(Source code of charts)
+===+

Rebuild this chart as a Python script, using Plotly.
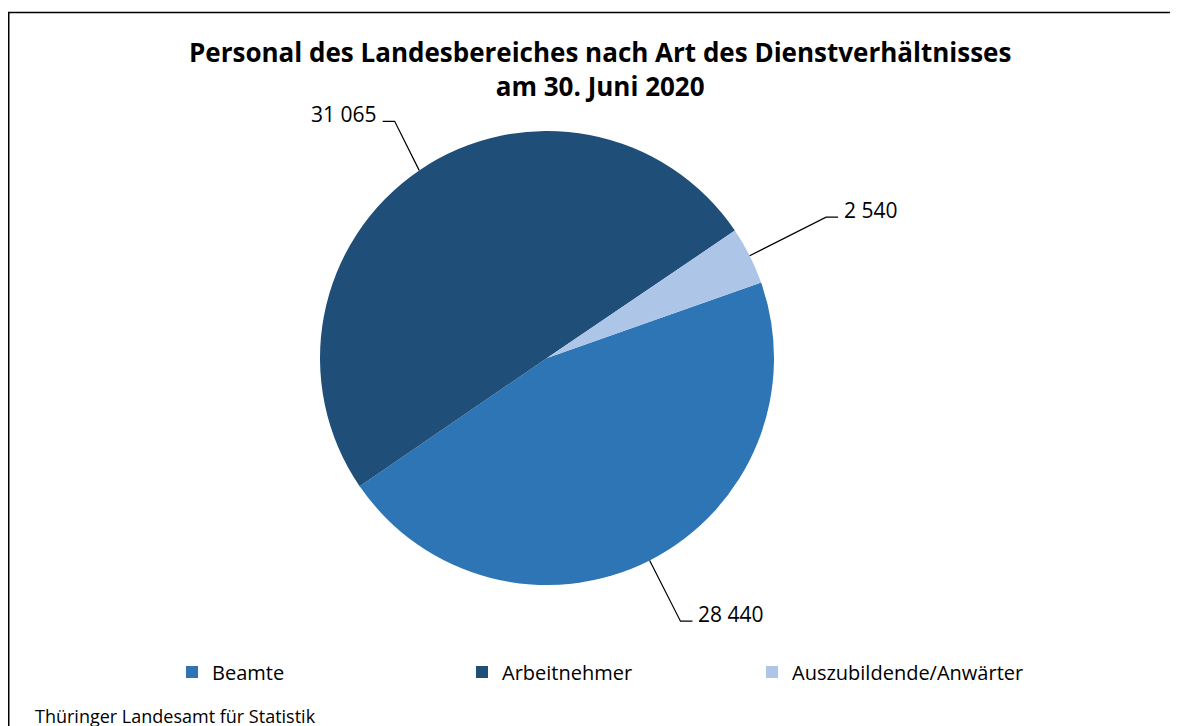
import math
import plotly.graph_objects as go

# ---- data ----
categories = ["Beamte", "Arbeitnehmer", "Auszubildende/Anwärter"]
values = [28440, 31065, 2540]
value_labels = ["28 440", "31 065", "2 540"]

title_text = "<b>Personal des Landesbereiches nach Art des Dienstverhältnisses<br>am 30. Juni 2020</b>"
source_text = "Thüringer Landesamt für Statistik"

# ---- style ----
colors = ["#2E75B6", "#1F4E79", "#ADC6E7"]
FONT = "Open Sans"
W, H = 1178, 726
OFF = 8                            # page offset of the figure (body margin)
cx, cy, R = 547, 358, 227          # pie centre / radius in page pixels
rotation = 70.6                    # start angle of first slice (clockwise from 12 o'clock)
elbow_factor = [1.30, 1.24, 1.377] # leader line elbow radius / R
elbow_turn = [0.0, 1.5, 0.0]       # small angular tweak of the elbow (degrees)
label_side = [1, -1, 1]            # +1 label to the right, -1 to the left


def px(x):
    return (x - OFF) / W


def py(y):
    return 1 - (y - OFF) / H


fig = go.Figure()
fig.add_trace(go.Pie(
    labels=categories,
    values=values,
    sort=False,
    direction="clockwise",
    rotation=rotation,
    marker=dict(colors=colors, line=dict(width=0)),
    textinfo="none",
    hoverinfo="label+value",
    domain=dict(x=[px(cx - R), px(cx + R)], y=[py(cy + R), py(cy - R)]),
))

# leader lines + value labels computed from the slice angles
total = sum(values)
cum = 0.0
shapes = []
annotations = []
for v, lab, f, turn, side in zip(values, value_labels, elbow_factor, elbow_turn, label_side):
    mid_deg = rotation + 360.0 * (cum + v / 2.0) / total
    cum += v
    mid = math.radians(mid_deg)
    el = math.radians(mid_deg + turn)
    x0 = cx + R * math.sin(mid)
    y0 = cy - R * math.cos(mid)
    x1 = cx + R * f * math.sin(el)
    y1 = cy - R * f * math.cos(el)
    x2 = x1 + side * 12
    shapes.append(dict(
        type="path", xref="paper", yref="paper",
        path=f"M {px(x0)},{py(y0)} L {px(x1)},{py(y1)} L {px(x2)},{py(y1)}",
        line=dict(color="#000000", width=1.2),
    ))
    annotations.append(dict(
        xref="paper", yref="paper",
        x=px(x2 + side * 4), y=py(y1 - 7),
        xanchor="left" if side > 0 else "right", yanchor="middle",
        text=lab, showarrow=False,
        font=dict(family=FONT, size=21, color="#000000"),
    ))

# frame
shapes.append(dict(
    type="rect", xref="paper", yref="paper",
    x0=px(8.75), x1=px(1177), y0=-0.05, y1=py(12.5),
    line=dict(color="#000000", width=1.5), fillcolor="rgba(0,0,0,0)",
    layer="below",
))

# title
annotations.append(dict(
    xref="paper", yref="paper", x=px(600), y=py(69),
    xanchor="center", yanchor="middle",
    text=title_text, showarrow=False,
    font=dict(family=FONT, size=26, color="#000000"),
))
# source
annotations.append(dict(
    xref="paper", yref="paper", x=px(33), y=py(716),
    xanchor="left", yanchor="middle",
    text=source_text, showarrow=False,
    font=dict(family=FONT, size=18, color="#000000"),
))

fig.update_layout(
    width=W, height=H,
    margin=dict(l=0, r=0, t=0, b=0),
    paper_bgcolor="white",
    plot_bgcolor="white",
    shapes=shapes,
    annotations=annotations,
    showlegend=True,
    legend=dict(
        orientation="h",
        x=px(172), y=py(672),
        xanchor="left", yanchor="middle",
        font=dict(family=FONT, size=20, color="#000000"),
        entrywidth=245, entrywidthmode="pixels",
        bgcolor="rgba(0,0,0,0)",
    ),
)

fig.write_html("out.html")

+===+

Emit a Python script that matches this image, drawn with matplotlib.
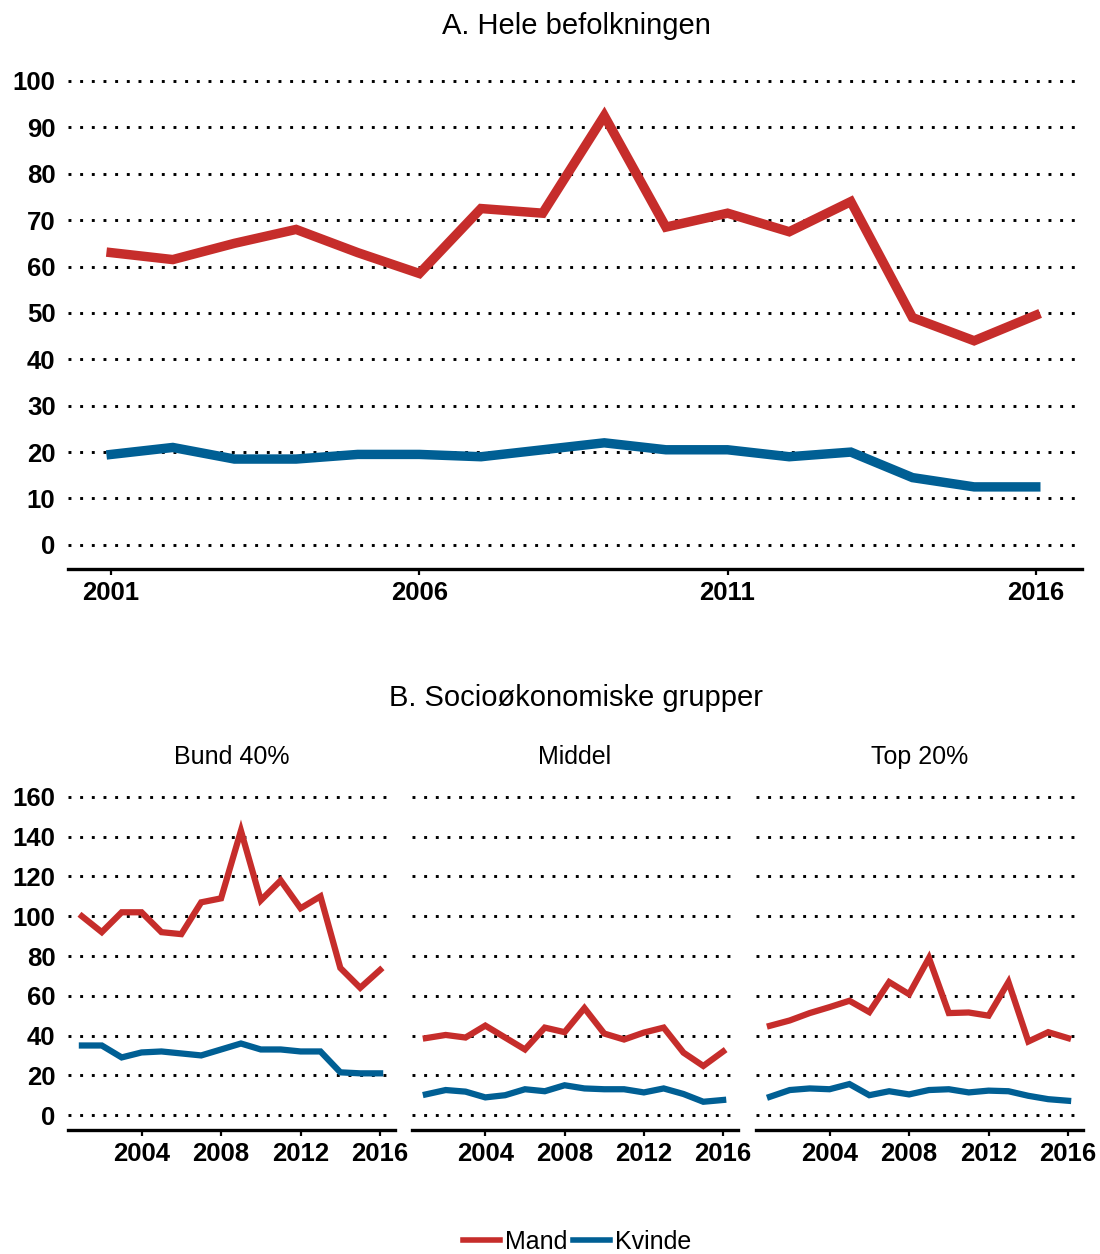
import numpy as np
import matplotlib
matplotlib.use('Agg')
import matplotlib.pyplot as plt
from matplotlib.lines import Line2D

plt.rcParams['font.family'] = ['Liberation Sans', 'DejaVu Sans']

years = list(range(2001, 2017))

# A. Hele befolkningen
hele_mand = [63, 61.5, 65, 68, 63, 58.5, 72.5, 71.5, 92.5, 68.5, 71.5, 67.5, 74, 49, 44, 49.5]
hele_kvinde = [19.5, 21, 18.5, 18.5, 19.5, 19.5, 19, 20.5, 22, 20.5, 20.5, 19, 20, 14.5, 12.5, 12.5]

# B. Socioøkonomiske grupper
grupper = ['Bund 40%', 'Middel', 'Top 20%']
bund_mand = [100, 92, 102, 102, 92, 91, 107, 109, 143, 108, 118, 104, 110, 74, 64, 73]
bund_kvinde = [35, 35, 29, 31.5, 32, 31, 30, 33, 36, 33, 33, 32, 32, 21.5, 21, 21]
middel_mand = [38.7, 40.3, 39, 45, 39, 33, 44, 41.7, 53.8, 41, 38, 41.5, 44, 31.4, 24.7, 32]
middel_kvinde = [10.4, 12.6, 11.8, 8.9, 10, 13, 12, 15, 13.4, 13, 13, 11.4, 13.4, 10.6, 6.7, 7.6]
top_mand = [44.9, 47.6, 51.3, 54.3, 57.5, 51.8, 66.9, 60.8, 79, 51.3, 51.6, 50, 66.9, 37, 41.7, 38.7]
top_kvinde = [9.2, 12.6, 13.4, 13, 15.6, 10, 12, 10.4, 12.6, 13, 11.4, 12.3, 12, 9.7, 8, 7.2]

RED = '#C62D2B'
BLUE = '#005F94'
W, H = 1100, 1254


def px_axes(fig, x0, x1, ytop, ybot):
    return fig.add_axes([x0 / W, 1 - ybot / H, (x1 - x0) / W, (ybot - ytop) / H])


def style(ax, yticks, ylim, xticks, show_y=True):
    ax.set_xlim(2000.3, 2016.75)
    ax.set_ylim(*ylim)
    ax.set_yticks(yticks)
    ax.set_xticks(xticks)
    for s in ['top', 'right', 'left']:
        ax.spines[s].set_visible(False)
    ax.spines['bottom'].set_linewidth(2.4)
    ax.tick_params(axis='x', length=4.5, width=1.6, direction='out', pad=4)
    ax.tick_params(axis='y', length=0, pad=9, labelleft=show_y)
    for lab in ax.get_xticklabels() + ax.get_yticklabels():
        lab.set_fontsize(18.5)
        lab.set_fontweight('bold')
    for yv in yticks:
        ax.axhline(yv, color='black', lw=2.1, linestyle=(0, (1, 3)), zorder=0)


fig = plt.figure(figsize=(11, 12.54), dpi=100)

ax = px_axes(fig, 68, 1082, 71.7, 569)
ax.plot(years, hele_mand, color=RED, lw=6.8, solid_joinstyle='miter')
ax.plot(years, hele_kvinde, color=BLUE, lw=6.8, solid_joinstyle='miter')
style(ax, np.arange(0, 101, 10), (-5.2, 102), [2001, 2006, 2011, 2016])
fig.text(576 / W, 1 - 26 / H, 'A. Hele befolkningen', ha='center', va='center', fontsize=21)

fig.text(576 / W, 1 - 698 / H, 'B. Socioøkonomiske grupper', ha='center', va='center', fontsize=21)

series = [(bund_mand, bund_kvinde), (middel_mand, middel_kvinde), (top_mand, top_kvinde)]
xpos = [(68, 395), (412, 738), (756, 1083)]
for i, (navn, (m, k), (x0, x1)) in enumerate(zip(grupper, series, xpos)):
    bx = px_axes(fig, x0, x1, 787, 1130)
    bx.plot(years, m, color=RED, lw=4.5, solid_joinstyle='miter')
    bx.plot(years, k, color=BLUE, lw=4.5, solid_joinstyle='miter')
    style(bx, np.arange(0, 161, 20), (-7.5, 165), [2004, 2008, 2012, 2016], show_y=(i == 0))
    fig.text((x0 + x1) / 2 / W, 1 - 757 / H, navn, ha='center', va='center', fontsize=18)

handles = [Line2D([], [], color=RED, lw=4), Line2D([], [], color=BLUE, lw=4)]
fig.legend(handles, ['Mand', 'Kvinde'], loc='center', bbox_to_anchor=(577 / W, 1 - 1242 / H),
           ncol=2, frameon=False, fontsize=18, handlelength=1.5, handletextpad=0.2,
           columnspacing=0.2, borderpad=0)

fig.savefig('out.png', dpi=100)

+===+

== Directive ==
Compute how many lines include the string "this", then give that number by itself.

== Complete output ==
2